Thursday, June 23, 2011

Full container screening 'not best' move: US security chief (AFP)

ROTTERDAM, Netherlands (AFP) – Asking ports of departure to perform full screening of containers before they travel to the US was probably not the best decision, US Homeland Security chief Janet Napolitano said Wednesday.

"We believe the so-called 100 percent requirement is probably not the best way to go," Napolitano told reporters at a press briefing in Rotterdam, where she was visiting Europe's largest port and the fourth-largest globally.

Napolitano is on a week-long tour of Britain and Europe to beef up security ties within the global supply chain between the US, Britain and Europe and met her British counterpart Theresa May earlier this week, her office said.

On Thursday she is to meet EU ministers and will participate in a conference of the World Customs Organisation in Brussels, where she said she would deliver a similar message.

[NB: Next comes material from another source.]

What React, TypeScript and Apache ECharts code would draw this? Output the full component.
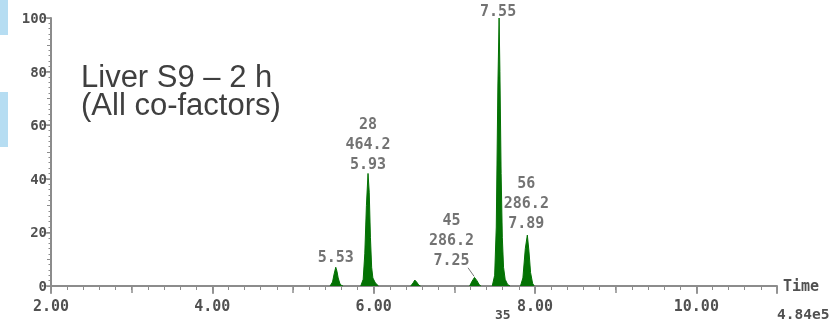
import React, { useEffect, useRef } from 'react';
import * as echarts from 'echarts';

// Chromatogram trace: [retention time (min), relative abundance (%)]
const peak553: [number, number][] = [
  [5.46, 0], [5.49, 1.5], [5.51, 4.5], [5.53, 7], [5.545, 5.5], [5.56, 3], [5.58, 1], [5.6, 0.2], [5.62, 0],
];
const peak593: [number, number][] = [
  [5.84, 0], [5.87, 2.5], [5.89, 12], [5.91, 30], [5.93, 42], [5.945, 35], [5.96, 18], [5.975, 7], [5.99, 3], [6.02, 1.2], [6.06, 0],
];
const peak651: [number, number][] = [
  [6.46, 0], [6.49, 1.2], [6.51, 2.2], [6.53, 1.6], [6.56, 0.3], [6.58, 0],
];
const peak725: [number, number][] = [
  [7.19, 0], [7.22, 1.8], [7.25, 3.2], [7.28, 2], [7.31, 0.4], [7.33, 0],
];
const peak755: [number, number][] = [
  [7.47, 0], [7.5, 4], [7.52, 22], [7.54, 75], [7.555, 100], [7.565, 80], [7.58, 42], [7.595, 18], [7.61, 7], [7.63, 2.5], [7.66, 0.6], [7.69, 0],
];
const peak789: [number, number][] = [
  [7.82, 0], [7.85, 3], [7.88, 14], [7.905, 19], [7.925, 13], [7.945, 5], [7.97, 1], [7.99, 0],
];
const peaks = [peak553, peak593, peak651, peak725, peak755, peak789];

// Peak annotations
const annotRT = [7.555, 5.93, 5.53, 7.25, 7.905];
const annotHeight = [100, 42, 7, 3.2, 19];
const annotText = ['7.55', '28\n464.2\n5.93', '5.53', '45\n286.2\n7.25', '56\n286.2\n7.89'];
const leaderLine: [number, number][] = [[7.17, 6.8], [7.245, 3.6]];

// Axes
const xMin = 2;
const xMax = 11;
const xStep = 2;
const yMin = 0;
const yMax = 100;
const yStep = 20;
const xAxisName = 'Time';
const scaleText = '4.84e5';
const scanText = '35';
const titleLines = ['Liver S9 \u2013 2 h', '(All co-factors)'];

const GREEN = '#047204';
const AXIS = '#8c8c8c';
const TXT = '#505050';
const MONO = '"DejaVu Sans Mono", "Liberation Mono", monospace';

const labelLayout: Record<number, { distance: number; offset: [number, number] }> = {
  0: { distance: -3, offset: [-1, 0] },
  1: { distance: -1, offset: [0, 0] },
  2: { distance: 0, offset: [0, 0] },
  3: { distance: 7.5, offset: [-23, 0] },
  4: { distance: 2, offset: [-1, 0] },
};

export default function App() {
  const ref = useRef<HTMLDivElement>(null);
  useEffect(() => {
    if (!ref.current) return;
    const chart = echarts.init(ref.current, null, { renderer: 'svg' });

    const xBase = {
      type: 'value',
      min: xMin,
      max: xMax,
      position: 'bottom',
      offset: 0,
      splitLine: { show: false },
      axisLabel: { show: false },
      axisLine: { show: false },
    };
    const yBase = {
      type: 'value',
      min: yMin,
      max: yMax,
      position: 'left',
      offset: 0,
      splitLine: { show: false },
      axisLabel: { show: false },
      axisLine: { show: false },
    };

    const peakSeries = peaks.map((p) => ({
      type: 'line',
      data: p,
      symbol: 'none',
      xAxisIndex: 0,
      yAxisIndex: 0,
      lineStyle: { color: GREEN, width: 1 },
      areaStyle: { color: GREEN, opacity: 1 },
      z: 3,
      silent: true,
    }));

    chart.setOption({
      animation: false,
      grid: { left: 51, right: 55, top: 18, bottom: 35 },
      xAxis: [
        {
          ...xBase,
          interval: xStep,
          axisLine: { show: true, lineStyle: { color: AXIS, width: 2 } },
          axisTick: { show: true, length: 8, lineStyle: { color: AXIS, width: 1.5 } },
          axisLabel: {
            show: true,
            margin: 12,
            fontFamily: MONO,
            fontSize: 15,
            fontWeight: 'bold',
            color: TXT,
            formatter: (v: number) => (v === xMax ? '' : v.toFixed(2)),
          },
          name: xAxisName,
          nameLocation: 'end',
          nameGap: 6,
          nameTextStyle: {
            fontFamily: MONO,
            fontSize: 15,
            fontWeight: 'bold',
            color: TXT,
            align: 'left',
            verticalAlign: 'middle',
            padding: [5, 0, 0, 0],
          },
        },
        { ...xBase, interval: 1, axisTick: { show: true, length: 7, lineStyle: { color: AXIS, width: 1.5 } } },
        { ...xBase, interval: 0.2, axisTick: { show: true, length: 4, lineStyle: { color: AXIS, width: 1 } } },
      ],
      yAxis: [
        {
          ...yBase,
          interval: yStep,
          axisLine: { show: true, lineStyle: { color: AXIS, width: 2 } },
          axisTick: { show: true, length: 6, lineStyle: { color: AXIS, width: 1.5 } },
          axisLabel: {
            show: true,
            margin: 4,
            fontFamily: MONO,
            fontSize: 14,
            fontWeight: 'bold',
            color: TXT,
          },
        },
        { ...yBase, interval: 10, axisTick: { show: true, length: 4, lineStyle: { color: AXIS, width: 1 } } },
        { ...yBase, interval: 2, axisTick: { show: true, length: 2.5, lineStyle: { color: AXIS, width: 1 } } },
      ],
      series: [
        ...peakSeries,
        {
          type: 'line',
          data: leaderLine,
          symbol: 'none',
          lineStyle: { color: '#777', width: 1 },
          z: 4,
          silent: true,
        },
        {
          type: 'scatter',
          symbolSize: 0,
          silent: true,
          z: 5,
          data: annotRT.map((rt, i) => ({
            value: [rt, annotHeight[i]],
            label: {
              show: true,
              position: 'top',
              distance: labelLayout[i].distance,
              offset: labelLayout[i].offset,
              formatter: annotText[i],
              fontFamily: MONO,
              fontSize: 15,
              fontWeight: 'bold',
              lineHeight: 20,
              color: TXT,
              align: 'center',
            },
          })),
        },
      ],
      graphic: [
        { type: 'rect', shape: { x: 0, y: 0, width: 8, height: 35 }, style: { fill: '#b6ddf2' } },
        { type: 'rect', shape: { x: 0, y: 92, width: 8, height: 55 }, style: { fill: '#b6ddf2' } },
        ...titleLines.map((t, i) => ({
          type: 'text',
          x: 81,
          y: 62 + i * 28.5,
          style: {
            text: t,
            font: '31px "Liberation Sans", Arial, sans-serif',
            lineHeight: 28,
            fill: '#3f3f3f',
            textVerticalAlign: 'top',
          },
        })),
        {
          type: 'text',
          x: 777,
          y: 306,
          style: { text: scaleText, font: `bold 14.5px ${MONO}`, fill: TXT, textVerticalAlign: 'top' },
        },
        {
          type: 'text',
          x: 495,
          y: 308,
          style: { text: scanText, font: `bold 13px ${MONO}`, fill: TXT, textVerticalAlign: 'top' },
        },
      ],
    });
    return () => chart.dispose();
  }, []);

  return <div ref={ref} style={{ position: 'fixed', left: 0, top: 0, width: 832, height: 321 }} />;
}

Asked about a 2007 US Congress requirement that all containers entering the US should be scanned by their ports of exit by 2012, Napolitano said: "We at this point are not going to insist on that."

Although the 2012 deadline was set by Congress, it did give her department the opportunity to extend it if 100 percent scanning wasn't feasible.

Napolitano has previously expressed doubt about whether the mandate for all containers to be scanned by 2012 would be met.

Napolitano said the Department of Homeland Security preferred a more "layered approach" including better co-operation between countries, better intelligence sharing and analysis, as well as some container scanning to prevent attacks on the United States.

"I think what we have learnt over time is that there are many different ways to achieve a security objective. You have to have multiple layers that operate effectively," she said.

Called the Container Security Initiative (CSI), the project is being run by 50 ports worldwide including Rotterdam.

The scanning initiative requires port customs to pre-scan and evaluate containers considered to be high-risk possibilities of being used in terror attacks before being put on ships bound for US ports.

Napolitano told a Congressional panel in February the US faced "heightened" threats of terror of attacks from extremists, probably the highest since the attacks of September 11, 2001.